After what seams like a zillion years spent in development you pick up guiding principals to develop by.  One of these principals is to only spend time on efforts that either directly part of the development of the product and at most 1 step removed from the actual product.  Anything more that 1 step removed from the actual product development should be looked at with suspicion as to it's benefit.

By benefit to the product I mean, if that process was removed could the development more or less still continue with the product will being completed?  Yeah, it's all subjective, as you will find developers always thinking that they must have this or that, or that the product would be "better" if their own testing framework was developed for their "special" needs.  Hummm, yeah right.

Each step incurs it's own cost in design, coding, resources and more importantly on the timetable.  Time taken away from the direct product is time not getting the product done.  Add a number of this "supporting" steps and it may be fuzzy as to what the product really is.

Direct Steps: Specifications, design, coding, testing and interacting with the customer are all examples of direct steps in developing the product.

1-off Steps: The build system, documentation of the System requirements, design and time keeping are all 1-off steps of the product, but directly impact the product in the way of understanding and management.
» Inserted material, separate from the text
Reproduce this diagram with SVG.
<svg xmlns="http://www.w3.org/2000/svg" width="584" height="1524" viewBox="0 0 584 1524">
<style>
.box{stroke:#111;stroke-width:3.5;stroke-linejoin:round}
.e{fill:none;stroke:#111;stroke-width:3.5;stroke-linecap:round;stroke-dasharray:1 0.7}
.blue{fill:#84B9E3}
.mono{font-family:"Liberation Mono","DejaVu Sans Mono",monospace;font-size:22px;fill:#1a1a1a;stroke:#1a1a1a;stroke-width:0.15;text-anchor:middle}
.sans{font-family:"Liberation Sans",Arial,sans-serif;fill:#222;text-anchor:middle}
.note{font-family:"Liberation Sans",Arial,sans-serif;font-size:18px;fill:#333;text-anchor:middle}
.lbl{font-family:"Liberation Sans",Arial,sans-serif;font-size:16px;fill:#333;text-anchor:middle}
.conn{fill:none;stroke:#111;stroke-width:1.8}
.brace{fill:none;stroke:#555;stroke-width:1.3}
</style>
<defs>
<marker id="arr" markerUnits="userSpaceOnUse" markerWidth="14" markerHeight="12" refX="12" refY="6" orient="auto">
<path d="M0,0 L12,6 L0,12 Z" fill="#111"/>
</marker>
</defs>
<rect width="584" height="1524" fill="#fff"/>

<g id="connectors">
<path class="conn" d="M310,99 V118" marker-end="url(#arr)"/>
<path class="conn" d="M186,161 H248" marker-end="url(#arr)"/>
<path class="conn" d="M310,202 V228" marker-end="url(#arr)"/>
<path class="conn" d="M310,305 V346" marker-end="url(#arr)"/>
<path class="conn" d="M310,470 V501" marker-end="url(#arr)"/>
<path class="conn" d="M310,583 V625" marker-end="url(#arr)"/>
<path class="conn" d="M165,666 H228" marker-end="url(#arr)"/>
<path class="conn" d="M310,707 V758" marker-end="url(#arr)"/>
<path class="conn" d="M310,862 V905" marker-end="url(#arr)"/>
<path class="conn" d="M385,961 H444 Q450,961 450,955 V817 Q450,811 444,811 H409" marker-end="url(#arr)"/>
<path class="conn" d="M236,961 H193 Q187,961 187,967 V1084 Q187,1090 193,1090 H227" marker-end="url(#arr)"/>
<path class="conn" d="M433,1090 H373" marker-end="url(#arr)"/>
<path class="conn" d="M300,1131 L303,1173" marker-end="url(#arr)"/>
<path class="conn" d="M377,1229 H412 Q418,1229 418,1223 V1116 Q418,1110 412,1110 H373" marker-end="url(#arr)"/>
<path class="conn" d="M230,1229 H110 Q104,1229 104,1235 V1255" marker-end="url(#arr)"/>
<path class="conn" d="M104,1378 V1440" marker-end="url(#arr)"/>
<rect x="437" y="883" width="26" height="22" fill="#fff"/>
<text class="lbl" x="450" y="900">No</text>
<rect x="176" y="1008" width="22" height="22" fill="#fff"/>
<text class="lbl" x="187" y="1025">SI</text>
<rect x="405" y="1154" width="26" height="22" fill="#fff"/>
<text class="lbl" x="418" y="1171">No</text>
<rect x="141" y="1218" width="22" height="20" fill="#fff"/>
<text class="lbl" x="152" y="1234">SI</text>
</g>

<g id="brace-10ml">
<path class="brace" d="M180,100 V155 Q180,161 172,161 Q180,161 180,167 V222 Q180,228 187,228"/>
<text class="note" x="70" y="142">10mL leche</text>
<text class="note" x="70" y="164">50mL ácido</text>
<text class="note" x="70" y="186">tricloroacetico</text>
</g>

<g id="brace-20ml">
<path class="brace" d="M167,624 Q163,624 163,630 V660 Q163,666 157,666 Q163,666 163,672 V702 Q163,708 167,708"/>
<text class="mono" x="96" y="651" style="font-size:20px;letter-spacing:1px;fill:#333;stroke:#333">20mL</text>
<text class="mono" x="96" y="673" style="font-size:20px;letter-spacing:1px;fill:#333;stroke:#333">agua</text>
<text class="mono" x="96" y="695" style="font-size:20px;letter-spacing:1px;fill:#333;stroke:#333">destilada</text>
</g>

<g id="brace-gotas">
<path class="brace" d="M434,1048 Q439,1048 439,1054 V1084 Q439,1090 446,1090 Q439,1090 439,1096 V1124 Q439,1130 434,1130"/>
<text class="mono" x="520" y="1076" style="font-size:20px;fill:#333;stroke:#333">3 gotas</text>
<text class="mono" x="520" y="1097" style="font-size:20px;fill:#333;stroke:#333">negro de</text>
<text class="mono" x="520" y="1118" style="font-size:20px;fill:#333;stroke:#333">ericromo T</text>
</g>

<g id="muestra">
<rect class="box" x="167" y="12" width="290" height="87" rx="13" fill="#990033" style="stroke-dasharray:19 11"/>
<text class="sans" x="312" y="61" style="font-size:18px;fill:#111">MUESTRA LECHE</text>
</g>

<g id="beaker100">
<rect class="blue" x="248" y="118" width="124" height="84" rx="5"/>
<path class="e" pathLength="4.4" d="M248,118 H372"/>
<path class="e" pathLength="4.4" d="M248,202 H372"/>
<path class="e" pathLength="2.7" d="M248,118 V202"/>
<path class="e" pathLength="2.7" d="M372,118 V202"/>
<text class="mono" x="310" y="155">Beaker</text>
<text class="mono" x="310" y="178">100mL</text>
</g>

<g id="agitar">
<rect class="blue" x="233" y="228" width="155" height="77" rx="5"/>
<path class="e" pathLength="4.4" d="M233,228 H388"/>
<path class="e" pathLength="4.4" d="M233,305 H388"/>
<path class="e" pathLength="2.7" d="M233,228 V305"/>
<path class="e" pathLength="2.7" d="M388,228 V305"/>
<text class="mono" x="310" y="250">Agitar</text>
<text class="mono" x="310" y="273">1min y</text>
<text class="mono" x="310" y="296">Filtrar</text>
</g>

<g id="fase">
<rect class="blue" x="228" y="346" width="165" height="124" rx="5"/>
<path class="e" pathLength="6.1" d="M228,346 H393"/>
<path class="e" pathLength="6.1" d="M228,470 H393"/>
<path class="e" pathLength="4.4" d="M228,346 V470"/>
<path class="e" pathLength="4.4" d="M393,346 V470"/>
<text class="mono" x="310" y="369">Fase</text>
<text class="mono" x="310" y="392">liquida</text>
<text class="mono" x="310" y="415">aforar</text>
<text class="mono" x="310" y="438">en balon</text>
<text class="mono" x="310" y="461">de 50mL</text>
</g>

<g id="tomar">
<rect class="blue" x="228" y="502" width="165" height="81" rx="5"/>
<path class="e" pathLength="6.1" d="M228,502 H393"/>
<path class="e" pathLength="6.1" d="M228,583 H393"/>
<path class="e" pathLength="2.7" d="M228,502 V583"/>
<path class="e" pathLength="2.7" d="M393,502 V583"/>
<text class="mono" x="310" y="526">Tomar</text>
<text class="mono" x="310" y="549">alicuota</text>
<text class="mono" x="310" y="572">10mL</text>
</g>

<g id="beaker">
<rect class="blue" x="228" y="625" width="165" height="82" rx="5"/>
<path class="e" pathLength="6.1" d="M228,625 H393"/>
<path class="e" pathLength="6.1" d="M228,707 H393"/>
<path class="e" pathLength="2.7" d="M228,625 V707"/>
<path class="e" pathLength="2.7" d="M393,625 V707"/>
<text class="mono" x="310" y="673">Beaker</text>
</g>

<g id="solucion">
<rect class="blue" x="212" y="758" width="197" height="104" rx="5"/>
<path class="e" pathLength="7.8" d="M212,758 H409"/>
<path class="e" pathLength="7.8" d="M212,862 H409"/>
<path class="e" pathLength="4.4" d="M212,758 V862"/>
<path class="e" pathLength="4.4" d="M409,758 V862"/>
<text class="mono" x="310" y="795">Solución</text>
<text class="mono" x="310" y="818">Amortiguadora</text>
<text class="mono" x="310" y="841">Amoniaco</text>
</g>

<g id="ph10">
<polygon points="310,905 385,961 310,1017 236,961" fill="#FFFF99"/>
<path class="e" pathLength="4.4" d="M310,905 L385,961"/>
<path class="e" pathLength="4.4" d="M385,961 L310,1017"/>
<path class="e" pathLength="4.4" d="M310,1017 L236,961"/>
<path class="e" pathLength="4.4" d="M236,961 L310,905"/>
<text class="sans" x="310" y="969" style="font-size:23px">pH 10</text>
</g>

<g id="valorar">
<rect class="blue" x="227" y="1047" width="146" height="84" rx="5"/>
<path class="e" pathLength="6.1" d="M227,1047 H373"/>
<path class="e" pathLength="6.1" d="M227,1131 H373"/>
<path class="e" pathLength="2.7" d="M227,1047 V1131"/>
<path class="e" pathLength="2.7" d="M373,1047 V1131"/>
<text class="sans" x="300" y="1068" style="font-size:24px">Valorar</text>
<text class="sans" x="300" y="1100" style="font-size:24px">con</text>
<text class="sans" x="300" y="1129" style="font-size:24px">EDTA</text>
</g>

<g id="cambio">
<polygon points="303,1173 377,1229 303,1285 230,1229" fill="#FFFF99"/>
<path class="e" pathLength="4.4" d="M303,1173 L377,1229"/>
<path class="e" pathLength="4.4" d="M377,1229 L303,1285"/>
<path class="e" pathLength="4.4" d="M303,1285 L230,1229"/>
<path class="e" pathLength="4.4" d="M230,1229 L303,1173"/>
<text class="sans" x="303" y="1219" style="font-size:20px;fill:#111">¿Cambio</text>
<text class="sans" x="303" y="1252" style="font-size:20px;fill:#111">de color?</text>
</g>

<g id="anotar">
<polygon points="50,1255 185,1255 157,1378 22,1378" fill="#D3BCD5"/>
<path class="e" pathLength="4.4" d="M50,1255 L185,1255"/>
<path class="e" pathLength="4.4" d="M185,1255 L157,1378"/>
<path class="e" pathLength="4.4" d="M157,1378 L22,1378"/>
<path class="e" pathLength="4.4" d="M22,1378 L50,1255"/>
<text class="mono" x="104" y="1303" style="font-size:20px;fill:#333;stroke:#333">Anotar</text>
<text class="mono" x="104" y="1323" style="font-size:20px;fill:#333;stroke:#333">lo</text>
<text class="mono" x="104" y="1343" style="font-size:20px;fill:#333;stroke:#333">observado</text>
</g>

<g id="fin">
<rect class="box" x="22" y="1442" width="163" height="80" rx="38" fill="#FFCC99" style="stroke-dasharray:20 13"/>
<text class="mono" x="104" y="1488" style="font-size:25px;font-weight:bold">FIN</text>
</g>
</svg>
x-off Steps:  Building unique anything that is not directly incorporated into the product is suspect.  Build systems, testing frameworks, prototyping tools, data mocking tools, issue tracking software and the like examples custom development that may not provide benefit to the product and even place the product at risk.  There is always some custom support projects that may be needed, but having too many is a red flag that the focus may be on development and not in delivering a product.  Developers love to develop but success is getting a quality finished product delivered to your customers.  We get paid to deliver, not to develop and they are not the same thing.